> What the exercise asks: Pictures stay out of this copy; please retype only the lines from the start of the records through the line with "[2.2, 2.3, 3.6])".

[Records]
'''

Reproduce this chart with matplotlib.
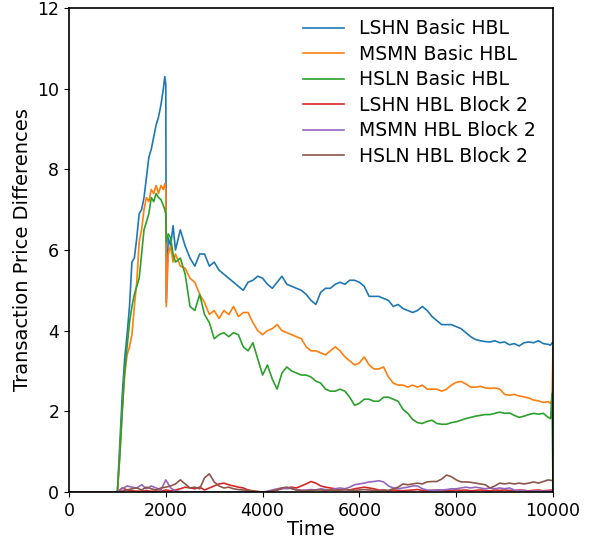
import numpy as np
import matplotlib
matplotlib.use("Agg")
import matplotlib.pyplot as plt

# time grid for the three Basic HBL series
time_basic = np.concatenate([
    [0, 1000], np.arange(1050, 2000, 50),
    [1980, 2000, 2010, 2050, 2100, 2150],
    np.arange(2200, 10000, 100), [9950, 9980, 10000]])

lshn_basic = (
    [0, 0] +
    [1.2, 2.4, 3.3, 3.9, 4.6, 5.7, 5.8, 6.3, 6.9, 7.0, 7.3, 7.8, 8.3, 8.5, 8.8, 9.1, 9.3, 9.6, 10.0] +
    [10.3, 10.1, 4.7, 6.3, 6.1, 6.6] +
    [6.0, 6.5, 6.1, 5.8, 5.6, 5.9, 5.9, 5.6, 5.7, 5.5,
     5.4, 5.3, 5.2, 5.1, 5.0, 5.2, 5.25, 5.35, 5.3, 5.15,
     5.05, 5.2, 5.35, 5.15, 5.1, 5.05, 5.0, 4.9, 4.75, 4.65,
     4.95, 5.05, 5.05, 5.15, 5.2, 5.15, 5.25, 5.25, 5.2, 5.1,
     4.85, 4.85, 4.85, 4.8, 4.75, 4.6, 4.65, 4.55, 4.5, 4.45,
     4.5, 4.6, 4.5, 4.35, 4.25, 4.15, 4.15, 4.15, 4.1, 4.05,
     3.95, 3.85, 3.78, 3.75, 3.73, 3.72, 3.75, 3.7, 3.72, 3.65,
     3.68, 3.62, 3.7, 3.72, 3.7, 3.75, 3.68, 3.66] +
    [3.64, 3.7, 3.7])

msmn_basic = (
    [0, 0] +
    [0.9, 2.0, 2.9, 3.4, 3.6, 3.9, 4.6, 5.2, 6.2, 6.5, 7.0, 7.3, 7.2, 7.5, 7.4, 7.6, 7.4, 7.6, 7.5] +
    [7.65, 7.5, 4.6, 5.9, 6.1, 5.7] +
    [5.9, 5.6, 5.55, 5.3, 5.2, 4.9, 4.7, 4.4, 4.5, 4.3,
     4.5, 4.4, 4.6, 4.35, 4.45, 4.45, 4.2, 4.0, 3.9, 4.0,
     4.05, 4.15, 4.0, 3.95, 3.9, 3.85, 3.8, 3.6, 3.5, 3.5,
     3.45, 3.4, 3.5, 3.6, 3.5, 3.35, 3.25, 3.15, 3.2, 3.35,
     3.15, 3.05, 3.05, 3.1, 2.85, 2.7, 2.65, 2.65, 2.6, 2.65,
     2.6, 2.65, 2.55, 2.55, 2.55, 2.5, 2.55, 2.65, 2.72, 2.74,
     2.68, 2.6, 2.6, 2.62, 2.58, 2.57, 2.58, 2.55, 2.42, 2.4,
     2.42, 2.38, 2.36, 2.33, 2.28, 2.26, 2.22, 2.24] +
    [2.2, 2.3, 3.6])

hsln_basic = (
    [0, 0] +
    [0.9, 2.0, 3.0, 3.6, 4.2, 4.6, 4.9, 5.1, 5.3, 5.9, 6.5, 6.7, 6.9, 7.3, 7.2, 7.4, 7.3, 7.25, 7.1] +
    [7.0, 6.9, 6.2, 6.4, 6.3, 5.9] +
    [5.7, 5.8, 5.4, 4.6, 4.5, 4.9, 4.4, 4.2, 3.8, 3.9,
     3.95, 3.85, 3.95, 3.9, 3.6, 3.5, 3.7, 3.3, 2.9, 3.15,
     2.8, 2.55, 2.95, 3.1, 3.0, 2.95, 2.9, 2.9, 2.85, 2.75,
     2.7, 2.55, 2.5, 2.5, 2.55, 2.5, 2.35, 2.15, 2.2, 2.3,
     2.3, 2.25, 2.25, 2.35, 2.35, 2.3, 2.25, 2.05, 1.95, 1.8,
     1.72, 1.7, 1.75, 1.78, 1.7, 1.68, 1.68, 1.72, 1.74, 1.78,
     1.82, 1.85, 1.88, 1.9, 1.92, 1.92, 1.95, 1.98, 1.95, 1.96,
     1.9, 1.85, 1.88, 1.92, 1.95, 1.93, 1.95, 1.85] +
    [1.82, 2.45, 0])

# time grid for the Block 2 series
time_block = np.arange(0, 10001, 100)

lshn_block2 = [0] * 11 + [
    0.1, 0.05, 0.03, 0.02, 0.02, 0.03, 0.02, 0.02, 0.02, 0.05,
    0.03, 0.05, 0.08, 0.12, 0.1, 0.08, 0.12, 0.05, 0.1, 0.15,
    0.2, 0.22, 0.18, 0.15, 0.12, 0.1, 0.05, 0.03, 0.01, 0.0,
    0.0, 0.02, 0.05, 0.08, 0.1, 0.12, 0.1, 0.15, 0.2, 0.26,
    0.22, 0.15, 0.12, 0.1, 0.08, 0.05, 0.06, 0.05, 0.08, 0.1,
    0.12, 0.1, 0.08, 0.05, 0.04, 0.03, 0.05, 0.04, 0.03, 0.04,
    0.05, 0.06, 0.04, 0.03, 0.04, 0.05, 0.04, 0.03, 0.04, 0.05,
    0.04, 0.05, 0.03, 0.04, 0.05, 0.04, 0.03, 0.05, 0.04, 0.05,
    0.04, 0.03, 0.05, 0.04, 0.03, 0.04, 0.05, 0.03, 0.04, 0.05]

msmn_block2 = [0] * 11 + [
    0.08, 0.15, 0.12, 0.1, 0.18, 0.08, 0.15, 0.1, 0.05, 0.3,
    0.1, 0.03, 0.01, 0, 0, 0, 0, 0, 0, 0,
    0, 0, 0, 0, 0, 0, 0, 0, 0, 0,
    0.02, 0.05, 0.08, 0.1, 0.08, 0.1, 0.05, 0.04, 0.05, 0.06,
    0.05, 0.08, 0.06, 0.05, 0.08, 0.1, 0.08, 0.12, 0.18, 0.2,
    0.22, 0.25, 0.26, 0.28, 0.25, 0.15, 0.1, 0.08, 0.1, 0.12,
    0.15, 0.15, 0.08, 0.05, 0.04, 0.05, 0.05, 0.06, 0.08, 0.08,
    0.1, 0.12, 0.1, 0.12, 0.1, 0.08, 0.1, 0.08, 0.1, 0.08,
    0.1, 0.05, 0.03, 0.04, 0.02, 0.02, 0.03, 0.02, 0.02, 0.02]

hsln_block2 = [0] * 11 + [
    0.02, 0.05, 0.08, 0.1, 0.05, 0.12, 0.08, 0.05, 0.1, 0.12,
    0.15, 0.2, 0.3, 0.2, 0.1, 0.12, 0.08, 0.35, 0.45, 0.25,
    0.15, 0.1, 0.12, 0.08, 0.06, 0.05, 0.04, 0.02, 0.01, 0,
    0, 0.03, 0.05, 0.1, 0.12, 0.08, 0.05, 0.04, 0.03, 0.04,
    0.05, 0.05, 0.04, 0.05, 0.04, 0.05, 0.06, 0.05, 0.04, 0.05,
    0.06, 0.05, 0.04, 0.03, 0.05, 0.04, 0.08, 0.12, 0.2, 0.18,
    0.2, 0.22, 0.2, 0.25, 0.26, 0.26, 0.32, 0.42, 0.38, 0.3,
    0.25, 0.25, 0.24, 0.22, 0.2, 0.18, 0.1, 0.15, 0.22, 0.2,
    0.22, 0.2, 0.22, 0.2, 0.22, 0.25, 0.22, 0.26, 0.3, 0.28]

labels = ["LSHN Basic HBL", "MSMN Basic HBL", "HSLN Basic HBL",
          "LSHN HBL Block 2", "MSMN HBL Block 2", "HSLN HBL Block 2"]
x_ticks = [0, 2000, 4000, 6000, 8000, 10000]
y_ticks = [0, 2, 4, 6, 8, 10, 12]

fig = plt.figure(figsize=(5.94, 5.41), dpi=100)
ax = fig.add_axes([69 / 594, 1 - 492 / 541, (553 - 69) / 594, (492 - 8) / 541])

series = [(time_basic, lshn_basic), (time_basic, msmn_basic), (time_basic, hsln_basic),
          (time_block, lshn_block2), (time_block, msmn_block2), (time_block, hsln_block2)]
colors = ["tab:blue", "tab:orange", "tab:green", "tab:red", "tab:purple", "tab:brown"]
for (t, v), lab, c in zip(series, labels, colors):
    ax.plot(t, v, color=c, lw=1.2, label=lab)

ax.set_xlim(0, 10000)
ax.set_ylim(0, 12)
ax.set_xticks(x_ticks)
ax.set_yticks(y_ticks)
ax.tick_params(labelsize=12.5)
ax.set_xlabel("Time", fontsize=14, labelpad=0)
ax.set_ylabel("Transaction Price Differences", fontsize=14, labelpad=4)
ax.legend(loc="upper right", frameon=False, fontsize=13.5, handlelength=2.2,
          handletextpad=0.8, labelspacing=0.35, bbox_to_anchor=(1.0, 1.012))
for s in ax.spines.values():
    s.set_linewidth(1.2)

fig.savefig("out.png", dpi=100)
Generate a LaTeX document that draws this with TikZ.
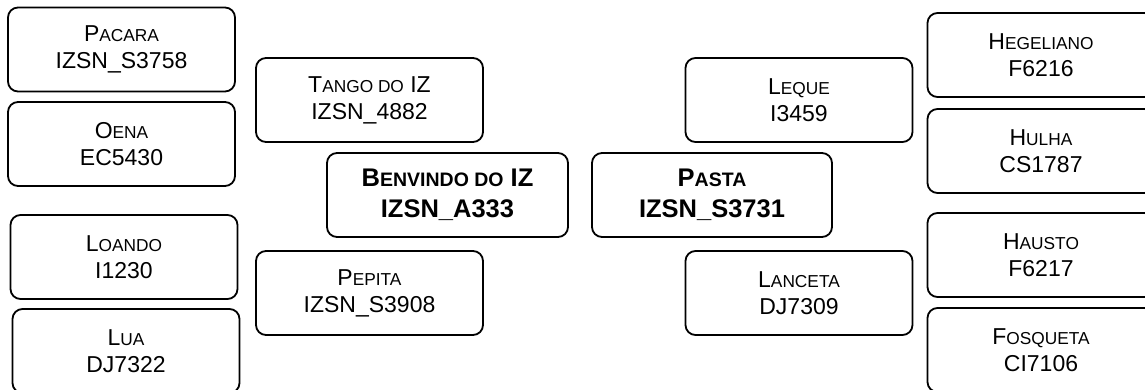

'''

> Response to the exercise:
Reproduce this chart with matplotlib.
import numpy as np
import matplotlib
matplotlib.use("Agg")
import matplotlib.pyplot as plt

# time grid for the three Basic HBL series
time_basic = np.concatenate([
    [0, 1000], np.arange(1050, 2000, 50),
    [1980, 2000, 2010, 2050, 2100, 2150],
    np.arange(2200, 10000, 100), [9950, 9980, 10000]])

lshn_basic = (
    [0, 0] +
    [1.2, 2.4, 3.3, 3.9, 4.6, 5.7, 5.8, 6.3, 6.9, 7.0, 7.3, 7.8, 8.3, 8.5, 8.8, 9.1, 9.3, 9.6, 10.0] +
    [10.3, 10.1, 4.7, 6.3, 6.1, 6.6] +
    [6.0, 6.5, 6.1, 5.8, 5.6, 5.9, 5.9, 5.6, 5.7, 5.5,
     5.4, 5.3, 5.2, 5.1, 5.0, 5.2, 5.25, 5.35, 5.3, 5.15,
     5.05, 5.2, 5.35, 5.15, 5.1, 5.05, 5.0, 4.9, 4.75, 4.65,
     4.95, 5.05, 5.05, 5.15, 5.2, 5.15, 5.25, 5.25, 5.2, 5.1,
     4.85, 4.85, 4.85, 4.8, 4.75, 4.6, 4.65, 4.55, 4.5, 4.45,
     4.5, 4.6, 4.5, 4.35, 4.25, 4.15, 4.15, 4.15, 4.1, 4.05,
     3.95, 3.85, 3.78, 3.75, 3.73, 3.72, 3.75, 3.7, 3.72, 3.65,
     3.68, 3.62, 3.7, 3.72, 3.7, 3.75, 3.68, 3.66] +
    [3.64, 3.7, 3.7])

msmn_basic = (
    [0, 0] +
    [0.9, 2.0, 2.9, 3.4, 3.6, 3.9, 4.6, 5.2, 6.2, 6.5, 7.0, 7.3, 7.2, 7.5, 7.4, 7.6, 7.4, 7.6, 7.5] +
    [7.65, 7.5, 4.6, 5.9, 6.1, 5.7] +
    [5.9, 5.6, 5.55, 5.3, 5.2, 4.9, 4.7, 4.4, 4.5, 4.3,
     4.5, 4.4, 4.6, 4.35, 4.45, 4.45, 4.2, 4.0, 3.9, 4.0,
     4.05, 4.15, 4.0, 3.95, 3.9, 3.85, 3.8, 3.6, 3.5, 3.5,
     3.45, 3.4, 3.5, 3.6, 3.5, 3.35, 3.25, 3.15, 3.2, 3.35,
     3.15, 3.05, 3.05, 3.1, 2.85, 2.7, 2.65, 2.65, 2.6, 2.65,
     2.6, 2.65, 2.55, 2.55, 2.55, 2.5, 2.55, 2.65, 2.72, 2.74,
     2.68, 2.6, 2.6, 2.62, 2.58, 2.57, 2.58, 2.55, 2.42, 2.4,
     2.42, 2.38, 2.36, 2.33, 2.28, 2.26, 2.22, 2.24] +
    [2.2, 2.3, 3.6])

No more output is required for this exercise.